You likely have noticed the support and affection that the liberals are heaping upon the Republican leadership these days. They are out in the open with appreciation for Republicans who have helped to pass bills put forward by the Democrat Party. They are even giving free advice to the GOP on how it might win back the White House come 2016.
First, there was Debbie Wasserman-Schultz singing the praises of House speaker John Boehner for standing against “Tea Party right-wingers” who refused to co-sign his “fiscal cliff” vote. Wasserman-Shultz bemoaned the disrespect she imagined Boehner to have endured and insisted that his fiscal cliff vote was “the right thing to do.”
In her opinion piece – “Good GOP vs. Wrong GOP” – columnist Froma Harrop explained the “wrong GOP” as Tea Party meanies who are committed to ousting the “good GOP” for compromising with the Democrats. While Harrop submitted the “wrong GOP” — the Tea Party — to a demonizing denunciation, she awarded the “good GOP” – the present Republican leadership – with kudos and her liberal seal of approval.
Then there was Dewayne Wickham, political prognosticator extraordinaire. Wickham advantaged Republicans with the heads up that the party will inflict irreparable harm upon its political relevance if it runs “that Tea Party wunderkind,” Sen. Marco Rubio, R-Fla., as its 2016 presidential nominee. Apparently concerned for the future success of the Republican Party, he recommends Gov. Chris Christie as the GOP’s “best bet” for presidential victory in the 2016 campaign.

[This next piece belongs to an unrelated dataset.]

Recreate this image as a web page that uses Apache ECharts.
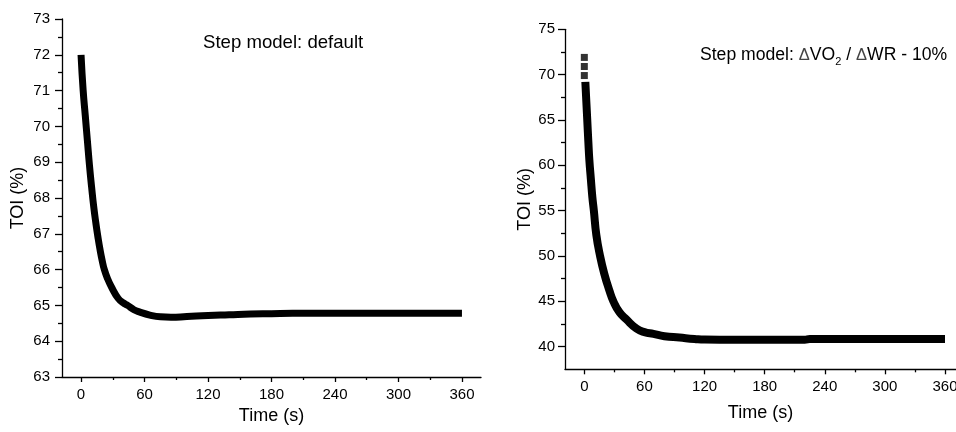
<!DOCTYPE html>
<html>
<head>
<meta charset="utf-8">
<script src="https://cdn.jsdelivr.net/npm/echarts@6/dist/echarts.min.js"></script>
<style>
html,body{margin:0;padding:0;background:#fff;}
#c{width:956px;height:432px;}
</style>
</head>
<body>
<div id="c"></div>
<script>
// ---- Data ----
var timeL = [0, 2, 4, 6, 8, 10, 12, 14, 16, 18, 20, 22, 25, 29, 35, 40, 44, 50, 55, 65, 75, 85, 100, 120, 140, 160, 180, 200, 240, 300, 360];
var toiL  = [72.0, 71.0, 70.3, 69.6, 68.9, 68.3, 67.75, 67.3, 66.9, 66.55, 66.25, 66.0, 65.75, 65.5, 65.2, 65.07, 65.0, 64.88, 64.82, 64.73, 64.68, 64.67, 64.69, 64.72, 64.74, 64.76, 64.77, 64.78, 64.78, 64.78, 64.78];

var timeR = [1, 2, 3, 4, 5, 6.5, 8, 9.5, 12, 15.7, 20, 25, 29, 35, 42, 52, 60, 69, 80, 95, 110, 120, 150, 180, 220, 225, 260, 300, 360];
var toiR  = [69.2, 67.0, 64.8, 62.6, 60.6, 58.5, 56.5, 55.0, 52.3, 50.0, 48.0, 46.2, 45.0, 43.8, 43.0, 42.0, 41.6, 41.4, 41.15, 41.0, 40.85, 40.78, 40.77, 40.77, 40.77, 40.84, 40.85, 40.85, 40.85];
var topTimeR = [0, 0, 0];
var topToiR  = [71.9, 70.9, 69.9];

var xMajor = [0, 60, 120, 180, 240, 300, 360];
var xMinor = [30, 90, 150, 210, 270, 330];
var yMajorR = [40, 45, 50, 55, 60, 65, 70, 75];
var yMinorR = [42.5, 47.5, 52.5, 57.5, 62.5, 67.5, 72.5];

var titleL = 'Step model: default';
var xName = 'Time (s)';
var yName = 'TOI (%)';

function zip(a, b) { return a.map(function (v, i) { return [v, b[i]]; }); }

var FONT = 'Liberation Sans, Arial, sans-serif';
var lineStyle = {color: '#000', width: 1.3};

function xMain(gi, gap, mn, mx) {
  return {
    type: 'value', gridIndex: gi, min: mn, max: mx, position: 'bottom',
    name: xName, nameLocation: 'middle', nameGap: gap,
    nameTextStyle: {fontSize: 18, color: '#000', fontFamily: FONT},
    axisLine: {show: true, onZero: false, lineStyle: lineStyle},
    axisTick: {show: true, inside: false, length: 5, lineStyle: lineStyle, customValues: xMajor},
    axisLabel: {show: true, margin: 10, fontSize: 15, color: '#000', fontFamily: FONT, customValues: xMajor},
    splitLine: {show: false}
  };
}
function xMinorAxis(gi, mn, mx) {
  return {
    type: 'value', gridIndex: gi, min: mn, max: mx, position: 'bottom', offset: 0,
    axisLine: {show: false, onZero: false},
    axisTick: {show: true, inside: false, length: 3, lineStyle: lineStyle, customValues: xMinor},
    axisLabel: {show: false},
    splitLine: {show: false}
  };
}

var chart = echarts.init(document.getElementById('c'), null, {renderer: 'canvas'});
chart.setOption({
  backgroundColor: '#fff',
  animation: false,
  title: [
    {text: titleL, left: 203, top: 33, padding: 0,
     textStyle: {fontSize: 18.6, fontWeight: 'normal', color: '#000', fontFamily: FONT}},
    {text: 'Step model: {d|Δ}VO{s|2} / {d|Δ}WR - 10%', left: 700, top: 44, padding: 0,
     textStyle: {fontSize: 17.6, fontWeight: 'normal', color: '#000', fontFamily: FONT,
       rich: {
         d: {fontSize: 16.5, color: '#444', fontFamily: FONT},
         s: {fontSize: 11, color: '#000', fontFamily: FONT, padding: [12, 0, 0, 0]}
       }}}
  ],
  grid: [
    {left: 62, top: 19, bottom: 55, width: 419, containLabel: false, outerBoundsMode: 'none'},
    {left: 565, top: 29.3, bottom: 62.7, right: 0, containLabel: false, outerBoundsMode: 'none'}
  ],
  xAxis: [xMain(0, 27, -18, 378), xMinorAxis(0, -18, 378), xMain(1, 35, -19.3, 371), xMinorAxis(1, -19.3, 371)],
  yAxis: [
    {type: 'value', gridIndex: 0, min: 63, max: 73, interval: 1,
     name: yName, nameLocation: 'middle', nameGap: 35,
     nameTextStyle: {fontSize: 18, color: '#000', fontFamily: FONT},
     axisLine: {show: true, onZero: false, lineStyle: lineStyle},
     axisTick: {show: true, inside: false, length: 7, lineStyle: lineStyle},
     minorTick: {show: true, splitNumber: 2, length: 4, lineStyle: lineStyle},
     axisLabel: {margin: 12, fontSize: 15, color: '#000', fontFamily: FONT},
     splitLine: {show: false}, minorSplitLine: {show: false}},
    {type: 'value', gridIndex: 1, min: 37.5, max: 75,
     name: yName, nameLocation: 'middle', nameGap: 31,
     nameTextStyle: {fontSize: 18, color: '#000', fontFamily: FONT},
     axisLine: {show: true, onZero: false, lineStyle: lineStyle},
     axisTick: {show: true, inside: false, length: 7, lineStyle: lineStyle, customValues: yMajorR},
     axisLabel: {margin: 10, fontSize: 15, color: '#000', fontFamily: FONT, customValues: yMajorR},
     splitLine: {show: false}},
    {type: 'value', gridIndex: 1, min: 37.5, max: 75, position: 'left', offset: 0,
     axisLine: {show: false, onZero: false},
     axisTick: {show: true, inside: false, length: 4, lineStyle: lineStyle, customValues: yMinorR},
     axisLabel: {show: false},
     splitLine: {show: false}}
  ],
  series: [
    {type: 'line', xAxisIndex: 0, yAxisIndex: 0, data: zip(timeL, toiL), smooth: true,
     showSymbol: false, lineStyle: {color: '#000', width: 7, cap: 'butt'}},
    {type: 'line', xAxisIndex: 2, yAxisIndex: 1, data: zip(timeR, toiR), smooth: true,
     showSymbol: false, lineStyle: {color: '#000', width: 8, cap: 'butt'}},
    {type: 'scatter', xAxisIndex: 2, yAxisIndex: 1, data: zip(topTimeR, topToiR),
     symbol: 'rect', symbolSize: 7, itemStyle: {color: '#000'}}
  ]
});
</script>
</body>
</html>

You have got to be kidding me! What a farce! No way is it politically possible for liberals to want what is best for the Republican Party. If ever there was anything “too good to be true,” it is their expressions of concern for the well-being of the GOP. Their show of such “compassion” is feigned — political theater staged to cast Democrats as “compromise-friendly” while portraying Tea Party Republicans as “non-negotiable diehards.”
Liberals couldn’t give a rat’s rectum about the recovery or the survival of the Republican Party. The truth is that they would rather have neither. Indeed, it is in pursuit of that preference that they are trying to goad the GOP family into the fatal warfare of “mutually assured destruction,” that is, the self-eliminating shoot-out of the “circular firing squad.” What a coup de grace that would be for the liberal, socialist, progressive, Democrat establishment.
In the meantime, the liberals will continue to side with “bipartisan Republicans” against Tea Party conservatives whenever the two are at odds over any political issue. Their expectation is that the present Republican leadership will always capitulate when threatened with “blame” for refusing to compromise with the Democrats on matters of “the public good.” On the other hand, liberals have no illusion about the commitment of Tea Party Republicans to the preservation of conservative principles — and adherence thereto. If you want to understand the loathing and fear driving the enemies of the Tea Party to crave for its extinction, you have just read it.
During the 2008 presidential campaign, the Democrats initiated a ferocious “take no prisoners” assault upon the Republican Party. Since Sarah Palin was designated “darling of the Tea Party,” she was singled out for “cruel and unusual punishment” by all the talking heads of liberalism. So determined were they to “get Palin” that they dispatched their smear merchants to “dumpster-dive” in a hunt for garbage with which to defile her character. The garbage they could not find they fabricated. They just “made stuff up.”
Palin could not escape the massive hail of lies, demonization and smutty mouth insinuation (“tea baggers” and such) fired upon her by the character assassins of the Democrat party. When the election was over, the lampooners of liberalism caricaturized her departure as the headstone marking the grave of the Tea Party. Time and again, however, their obituaries announcing the passing of the movement have proven to be — as Mark Twain would put it — “greatly exaggerated.”
The liberal’s repetitive insistence that the Tea Party is dead is political psychology intended to wear down the spirit and determination of the membership to stay the course. But the Tea Party movement continues very much alive, and all of its detractors know it. The fact of this truth is implicit in the never-ending flogging they expend on the contradiction of “beating a dead horse.” As said in previous articles, “everybody knows that you don’t beat a dead horse.”
Orlis Trone is an occasional LVN columnist.